今回の「モンテクリスト伯」、私はマー坊さんと同様の感想を持ったわけですが、まったく正反対の声も伝わってきて、どういうことか?!と「○×△??」な気持ちにもさせられました。
ショーの方は悪く言うような方は周囲にいないのですが、ミュージカルの方は好みが分かれるのでしょうか?
マー坊さんがおっしゃった、ショーの洋モノでの“チョンパ”もなかなかのインパクトでしたね(*^。

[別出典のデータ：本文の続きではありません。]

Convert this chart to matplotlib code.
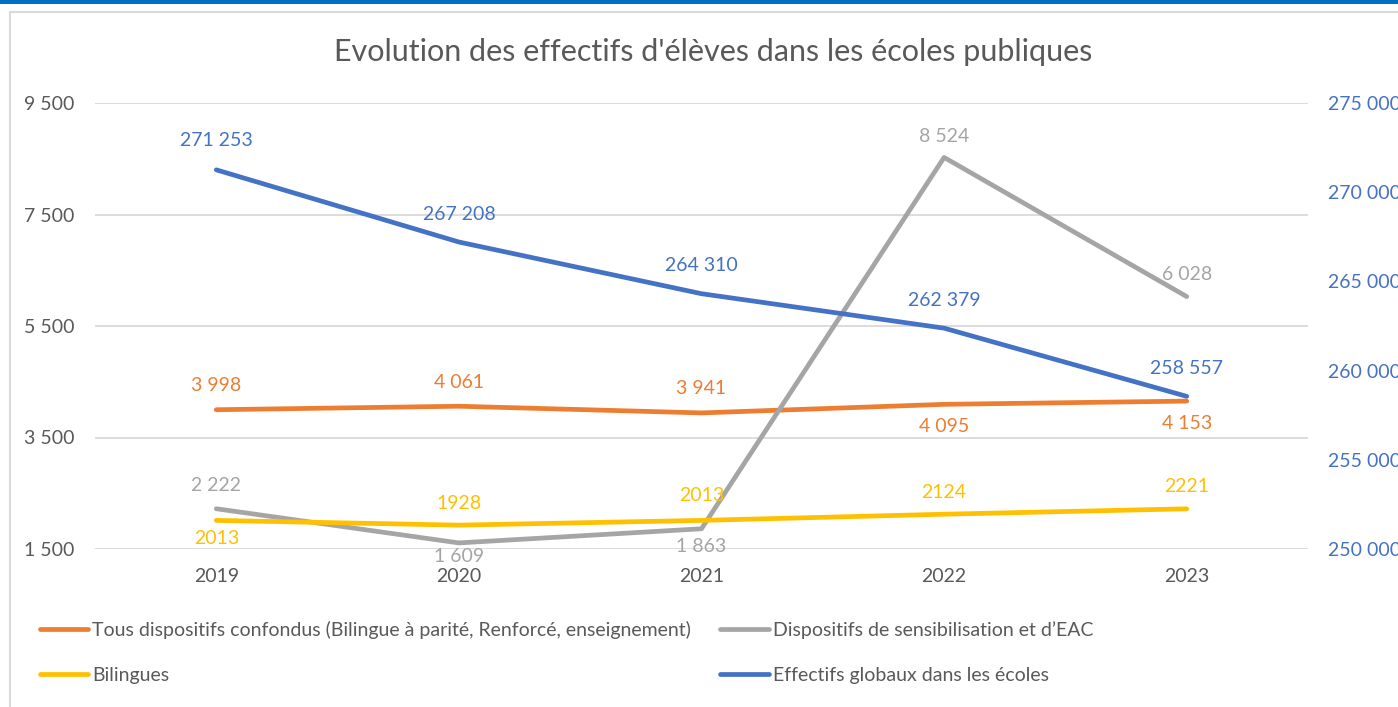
import matplotlib.pyplot as plt
from matplotlib.patches import Rectangle

plt.rcParams["font.family"] = ["Lato", "DejaVu Sans"]

years = ["2019", "2020", "2021", "2022", "2023"]
tous = [3998, 4061, 3941, 4095, 4153]
sensib = [2222, 1609, 1863, 8524, 6028]
bilingues = [2013, 1928, 2013, 2124, 2221]
globaux = [271253, 267208, 264310, 262379, 258557]

names = [
    "Tous dispositifs confondus (Bilingue à parité, Renforcé, enseignement)",
    "Dispositifs de sensibilisation et d\u2019EAC",
    "Bilingues",
    "Effectifs globaux dans les écoles",
]

ORANGE = "#ED7D31"
GRAY = "#A5A5A5"
YELLOW = "#FFC000"
BLUE = "#4472C4"
TXT = "#595959"
FS = 14


def fmt(v):
    return f"{v:,}".replace(",", " ")


W, H = 1398, 707
fig = plt.figure(figsize=(W / 100, H / 100), dpi=100)
fig.patch.set_facecolor("white")

# chart frame and top band
fig.patches.append(Rectangle((10 / W, -0.05), 1.1, (H - 12) / H + 0.05,
                             transform=fig.transFigure, fill=False,
                             edgecolor="#D9D9D9", lw=1.5))
fig.patches.append(Rectangle((0, (H - 4) / H), 1, 4 / H, transform=fig.transFigure,
                             color="#0070C0", lw=0))

ax = fig.add_axes([95 / W, 158 / H, 1213 / W, 446 / H])
ax2 = ax.twinx()

x = list(range(len(years)))
lw = 3.4
ax.plot(x, tous, color=ORANGE, lw=lw, solid_capstyle="round", label=names[0])
ax.plot(x, sensib, color=GRAY, lw=lw, solid_capstyle="round", label=names[1])
ax.plot(x, bilingues, color=YELLOW, lw=lw, solid_capstyle="round", label=names[2])
ax2.plot(x, globaux, color=BLUE, lw=lw, solid_capstyle="round", label=names[3])

ax.set_xlim(-0.5, 4.5)
ax.set_ylim(1500, 9500)
ax.set_yticks([1500, 3500, 5500, 7500, 9500])
ax.set_yticklabels([fmt(v) for v in [1500, 3500, 5500, 7500, 9500]])
ax2.set_ylim(250000, 275000)
ax2.set_yticks(range(250000, 275001, 5000))
ax2.set_yticklabels([fmt(v) for v in range(250000, 275001, 5000)])
ax.set_xticks(x)
ax.set_xticklabels(years)

ax.grid(axis="y", color="#D9D9D9", lw=1.3)
ax.set_axisbelow(True)
for a in (ax, ax2):
    for s in a.spines.values():
        s.set_visible(False)
ax.tick_params(axis="y", length=0, pad=14.5, labelsize=FS, labelcolor=TXT)
ax.tick_params(axis="x", length=0, pad=14, labelsize=FS, labelcolor=TXT)
ax2.tick_params(axis="y", length=0, pad=14.5, labelsize=FS, labelcolor=BLUE)

# data labels: vertical offsets in pixels (positive = above)
def labels(a, vals, color, offs, plain=False):
    for i, v in enumerate(vals):
        a.annotate(str(v) if plain else fmt(v), (i, v), xytext=(0, offs[i] * 0.72),
                   textcoords="offset points", ha="center", va="center",
                   fontsize=FS, color=color)

labels(ax, tous, ORANGE, [24, 24, 24, -22, -22])
labels(ax, sensib, GRAY, [23, -14, -18, 21, 22])
labels(ax, bilingues, YELLOW, [-18, 22, 25, 22, 22], plain=True)
labels(ax2, globaux, BLUE, [29, 28, 28, 28, 28])

fig.text(713 / W, (H - 52) / H, "Evolution des effectifs d'élèves dans les écoles publiques",
         ha="center", va="center", fontsize=22, color=TXT)

h1, l1 = ax.get_legend_handles_labels()
h2, l2 = ax2.get_legend_handles_labels()
handles = [h1[0], h1[2], h1[1], h2[0]]
labs = [l1[0], l1[2], l1[1], l2[0]]
leg = fig.legend(handles, labs, ncol=2, loc="upper left", bbox_to_anchor=(22 / W, (H - 603) / H),
                 frameon=False, fontsize=FS, labelcolor=TXT, handlelength=2.5,
                 handletextpad=0.2, columnspacing=1.5, labelspacing=1.45)

fig.savefig("out.png", dpi=100)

^*)
あれも宝塚ショー観劇のひとつの見ものですね!'(*゚▽゚*)'
投稿: はっP | 2013/05/13 23:04
今回初めて芝居+ショーという宝塚の王道を体験しました。
ポスターが酷評され前評判はあまり良くないという印象がありましたが、観劇後は「いや~素晴らしいものを観た!」でした。
ラストシーン(特に対決の場面)では涙を堪えるのに必死で(笑)
あちらこちらからすすり泣きの音が聞こえました。
凰稀かなめさんと実咲凛音さんの宙組トップコンビの演技力は凄いですね!魅せてくれます。
ショーでは最初のあれで(チョンパって言うのでしょうか?)思わず「うぉっ!」と驚いて叫んでしまい周囲の方にご迷惑をおかけしてしまって(笑)
朝夏まなとさんの手足を大きく使った優雅なダンスと専科の美穂圭子さんの歌声が印象的でした。おみ脚はいうまでもなく(笑)
この二週間、月組の観劇(バウ月雲、梅芸ミーマイ)が続いたのですが、なるほど、言われているように宙組の高身長とイケメンぶりが分かりました。